▸ **Task objective**: Without the pictures, please reproduce only the lines from the one with "Reproduce this chart" through the one with "const fmtY = (v: number)", both included.

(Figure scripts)
....................

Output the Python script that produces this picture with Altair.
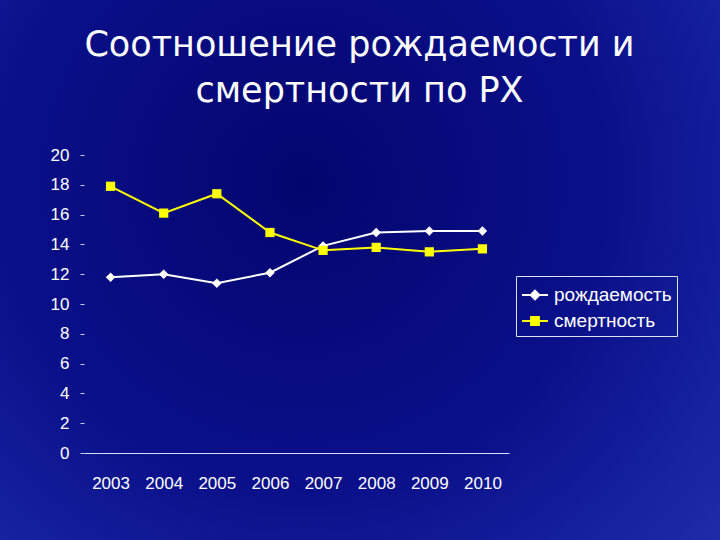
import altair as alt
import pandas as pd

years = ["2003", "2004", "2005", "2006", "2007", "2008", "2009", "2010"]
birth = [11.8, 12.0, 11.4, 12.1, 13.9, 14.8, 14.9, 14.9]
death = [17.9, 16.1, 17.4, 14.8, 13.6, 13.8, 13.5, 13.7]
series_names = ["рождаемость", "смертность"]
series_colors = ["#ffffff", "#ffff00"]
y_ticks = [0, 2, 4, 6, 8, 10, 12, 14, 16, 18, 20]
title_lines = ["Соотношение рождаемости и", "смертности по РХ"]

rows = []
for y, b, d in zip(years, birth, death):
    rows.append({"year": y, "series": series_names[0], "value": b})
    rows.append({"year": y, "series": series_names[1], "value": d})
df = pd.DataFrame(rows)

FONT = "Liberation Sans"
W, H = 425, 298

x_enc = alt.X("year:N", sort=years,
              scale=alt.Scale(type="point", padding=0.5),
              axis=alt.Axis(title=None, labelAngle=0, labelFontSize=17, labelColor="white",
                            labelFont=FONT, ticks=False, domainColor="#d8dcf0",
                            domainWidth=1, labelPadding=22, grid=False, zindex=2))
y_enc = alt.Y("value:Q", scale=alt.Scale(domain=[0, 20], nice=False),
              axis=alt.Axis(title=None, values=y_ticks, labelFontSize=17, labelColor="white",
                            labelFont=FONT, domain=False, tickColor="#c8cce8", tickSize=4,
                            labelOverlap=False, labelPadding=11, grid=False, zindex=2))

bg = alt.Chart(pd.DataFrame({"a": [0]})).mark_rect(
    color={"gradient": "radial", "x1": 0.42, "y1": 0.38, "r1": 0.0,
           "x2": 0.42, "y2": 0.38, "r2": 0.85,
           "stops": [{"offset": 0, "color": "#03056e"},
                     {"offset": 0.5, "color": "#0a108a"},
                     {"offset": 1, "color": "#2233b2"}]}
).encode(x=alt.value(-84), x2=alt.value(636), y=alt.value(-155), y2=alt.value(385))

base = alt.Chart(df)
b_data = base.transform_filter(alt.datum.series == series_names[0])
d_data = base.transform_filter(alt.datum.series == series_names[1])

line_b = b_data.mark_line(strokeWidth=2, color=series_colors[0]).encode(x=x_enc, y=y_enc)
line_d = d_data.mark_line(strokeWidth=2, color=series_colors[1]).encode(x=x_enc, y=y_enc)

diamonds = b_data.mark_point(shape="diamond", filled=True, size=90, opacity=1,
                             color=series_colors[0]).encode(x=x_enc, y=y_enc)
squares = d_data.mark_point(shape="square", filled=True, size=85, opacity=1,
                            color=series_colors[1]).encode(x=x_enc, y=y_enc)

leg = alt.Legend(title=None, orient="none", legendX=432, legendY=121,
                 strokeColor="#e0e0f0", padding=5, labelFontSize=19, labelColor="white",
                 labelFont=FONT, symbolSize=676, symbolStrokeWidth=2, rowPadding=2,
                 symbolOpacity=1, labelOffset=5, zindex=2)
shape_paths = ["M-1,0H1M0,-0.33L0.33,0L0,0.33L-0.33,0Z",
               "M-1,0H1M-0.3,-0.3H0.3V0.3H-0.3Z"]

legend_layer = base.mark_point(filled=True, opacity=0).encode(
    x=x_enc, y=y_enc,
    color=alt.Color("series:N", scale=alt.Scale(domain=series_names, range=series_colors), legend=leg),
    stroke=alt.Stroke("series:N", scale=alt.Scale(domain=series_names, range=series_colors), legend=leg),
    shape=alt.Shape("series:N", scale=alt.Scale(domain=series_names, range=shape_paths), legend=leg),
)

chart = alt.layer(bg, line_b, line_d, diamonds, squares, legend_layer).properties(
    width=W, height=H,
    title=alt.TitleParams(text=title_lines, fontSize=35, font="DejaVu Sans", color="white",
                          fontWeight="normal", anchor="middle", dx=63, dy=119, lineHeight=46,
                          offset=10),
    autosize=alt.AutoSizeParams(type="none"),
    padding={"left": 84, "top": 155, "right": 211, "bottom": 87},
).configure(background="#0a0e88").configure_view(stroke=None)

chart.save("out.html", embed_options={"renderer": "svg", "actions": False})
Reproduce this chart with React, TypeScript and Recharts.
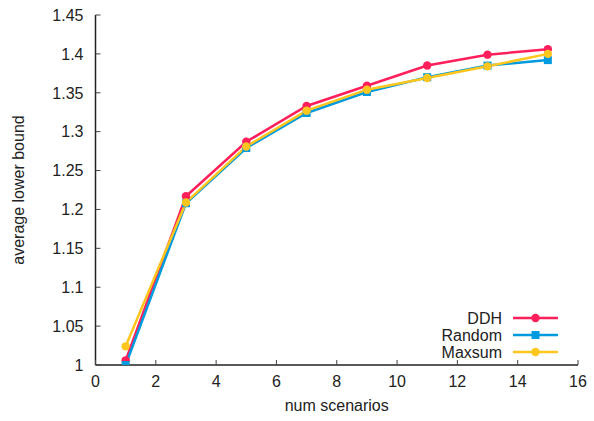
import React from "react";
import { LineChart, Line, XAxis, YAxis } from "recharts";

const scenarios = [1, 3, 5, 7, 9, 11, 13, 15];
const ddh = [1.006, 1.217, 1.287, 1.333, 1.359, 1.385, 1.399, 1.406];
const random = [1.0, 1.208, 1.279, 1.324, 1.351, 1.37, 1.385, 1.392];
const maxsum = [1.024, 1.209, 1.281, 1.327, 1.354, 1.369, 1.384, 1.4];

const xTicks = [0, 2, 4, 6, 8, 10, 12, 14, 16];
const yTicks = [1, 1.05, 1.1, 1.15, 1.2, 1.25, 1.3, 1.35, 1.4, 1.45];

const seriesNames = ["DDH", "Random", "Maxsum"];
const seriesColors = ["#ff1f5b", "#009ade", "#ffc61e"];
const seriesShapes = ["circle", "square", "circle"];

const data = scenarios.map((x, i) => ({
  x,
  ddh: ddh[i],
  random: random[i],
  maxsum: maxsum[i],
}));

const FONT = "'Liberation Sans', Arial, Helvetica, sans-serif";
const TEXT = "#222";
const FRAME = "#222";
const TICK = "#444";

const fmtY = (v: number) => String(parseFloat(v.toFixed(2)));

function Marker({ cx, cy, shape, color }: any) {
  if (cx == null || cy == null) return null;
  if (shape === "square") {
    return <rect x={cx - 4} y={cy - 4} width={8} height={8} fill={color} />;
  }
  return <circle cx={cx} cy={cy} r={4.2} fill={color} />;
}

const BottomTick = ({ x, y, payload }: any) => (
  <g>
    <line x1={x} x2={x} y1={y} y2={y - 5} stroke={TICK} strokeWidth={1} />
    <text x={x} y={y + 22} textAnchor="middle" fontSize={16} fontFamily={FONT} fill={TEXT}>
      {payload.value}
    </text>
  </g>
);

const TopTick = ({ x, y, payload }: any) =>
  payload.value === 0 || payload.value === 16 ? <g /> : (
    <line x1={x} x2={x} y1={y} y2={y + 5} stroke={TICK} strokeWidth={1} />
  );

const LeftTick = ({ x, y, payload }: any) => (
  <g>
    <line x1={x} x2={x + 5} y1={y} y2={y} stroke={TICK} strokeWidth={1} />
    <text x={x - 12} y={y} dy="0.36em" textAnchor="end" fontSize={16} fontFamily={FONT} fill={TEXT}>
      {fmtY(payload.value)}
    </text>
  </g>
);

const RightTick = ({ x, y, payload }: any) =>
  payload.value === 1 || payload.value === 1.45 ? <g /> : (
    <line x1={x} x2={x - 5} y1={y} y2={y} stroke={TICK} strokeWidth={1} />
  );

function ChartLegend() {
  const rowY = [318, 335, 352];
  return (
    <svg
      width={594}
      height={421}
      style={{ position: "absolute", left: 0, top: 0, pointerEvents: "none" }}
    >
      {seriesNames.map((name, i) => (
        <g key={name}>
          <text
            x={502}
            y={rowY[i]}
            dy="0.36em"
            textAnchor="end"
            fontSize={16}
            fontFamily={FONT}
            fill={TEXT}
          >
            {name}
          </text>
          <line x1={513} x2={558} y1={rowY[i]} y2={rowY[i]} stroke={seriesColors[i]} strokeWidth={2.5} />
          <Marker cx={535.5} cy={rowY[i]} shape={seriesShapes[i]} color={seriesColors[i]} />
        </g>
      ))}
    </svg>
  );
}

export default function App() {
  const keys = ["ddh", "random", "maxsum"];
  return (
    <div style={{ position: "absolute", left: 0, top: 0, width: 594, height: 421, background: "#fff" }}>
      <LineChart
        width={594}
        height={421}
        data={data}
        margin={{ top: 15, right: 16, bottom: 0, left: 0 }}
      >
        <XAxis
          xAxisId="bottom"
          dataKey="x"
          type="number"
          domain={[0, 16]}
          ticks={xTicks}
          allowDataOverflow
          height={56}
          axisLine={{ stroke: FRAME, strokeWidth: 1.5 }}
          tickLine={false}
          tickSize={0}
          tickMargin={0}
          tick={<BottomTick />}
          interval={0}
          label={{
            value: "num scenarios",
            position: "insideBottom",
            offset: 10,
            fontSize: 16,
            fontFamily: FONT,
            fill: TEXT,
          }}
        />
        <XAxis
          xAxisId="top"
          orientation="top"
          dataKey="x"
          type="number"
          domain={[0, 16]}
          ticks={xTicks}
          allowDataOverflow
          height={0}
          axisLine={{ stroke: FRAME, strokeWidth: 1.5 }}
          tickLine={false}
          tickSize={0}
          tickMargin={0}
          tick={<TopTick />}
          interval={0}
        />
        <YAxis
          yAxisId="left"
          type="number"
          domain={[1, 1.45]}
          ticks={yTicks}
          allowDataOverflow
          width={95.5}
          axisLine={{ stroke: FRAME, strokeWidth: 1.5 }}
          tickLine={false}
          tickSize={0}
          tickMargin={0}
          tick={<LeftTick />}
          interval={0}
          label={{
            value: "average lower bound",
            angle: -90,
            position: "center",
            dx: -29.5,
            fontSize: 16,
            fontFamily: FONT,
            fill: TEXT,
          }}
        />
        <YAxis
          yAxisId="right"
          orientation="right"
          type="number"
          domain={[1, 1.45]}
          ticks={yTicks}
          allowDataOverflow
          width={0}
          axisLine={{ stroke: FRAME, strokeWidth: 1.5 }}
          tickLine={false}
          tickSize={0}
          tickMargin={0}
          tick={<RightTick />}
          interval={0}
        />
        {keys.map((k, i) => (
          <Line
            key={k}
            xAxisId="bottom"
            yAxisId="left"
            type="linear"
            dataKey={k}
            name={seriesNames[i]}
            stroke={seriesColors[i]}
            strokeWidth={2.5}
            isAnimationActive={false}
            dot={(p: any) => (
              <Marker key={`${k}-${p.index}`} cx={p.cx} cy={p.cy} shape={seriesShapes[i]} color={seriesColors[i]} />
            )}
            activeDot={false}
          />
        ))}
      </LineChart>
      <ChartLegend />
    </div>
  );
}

....................

▸ **Exercise response**:
Reproduce this chart with React, TypeScript and Recharts.
import React from "react";
import { LineChart, Line, XAxis, YAxis } from "recharts";

const scenarios = [1, 3, 5, 7, 9, 11, 13, 15];
const ddh = [1.006, 1.217, 1.287, 1.333, 1.359, 1.385, 1.399, 1.406];
const random = [1.0, 1.208, 1.279, 1.324, 1.351, 1.37, 1.385, 1.392];
const maxsum = [1.024, 1.209, 1.281, 1.327, 1.354, 1.369, 1.384, 1.4];

const xTicks = [0, 2, 4, 6, 8, 10, 12, 14, 16];
const yTicks = [1, 1.05, 1.1, 1.15, 1.2, 1.25, 1.3, 1.35, 1.4, 1.45];

const seriesNames = ["DDH", "Random", "Maxsum"];
const seriesColors = ["#ff1f5b", "#009ade", "#ffc61e"];
const seriesShapes = ["circle", "square", "circle"];

const data = scenarios.map((x, i) => ({
  x,
  ddh: ddh[i],
  random: random[i],
  maxsum: maxsum[i],
}));

const FONT = "'Liberation Sans', Arial, Helvetica, sans-serif";
const TEXT = "#222";
const FRAME = "#222";
const TICK = "#444";

const fmtY = (v: number) => String(parseFloat(v.toFixed(2)));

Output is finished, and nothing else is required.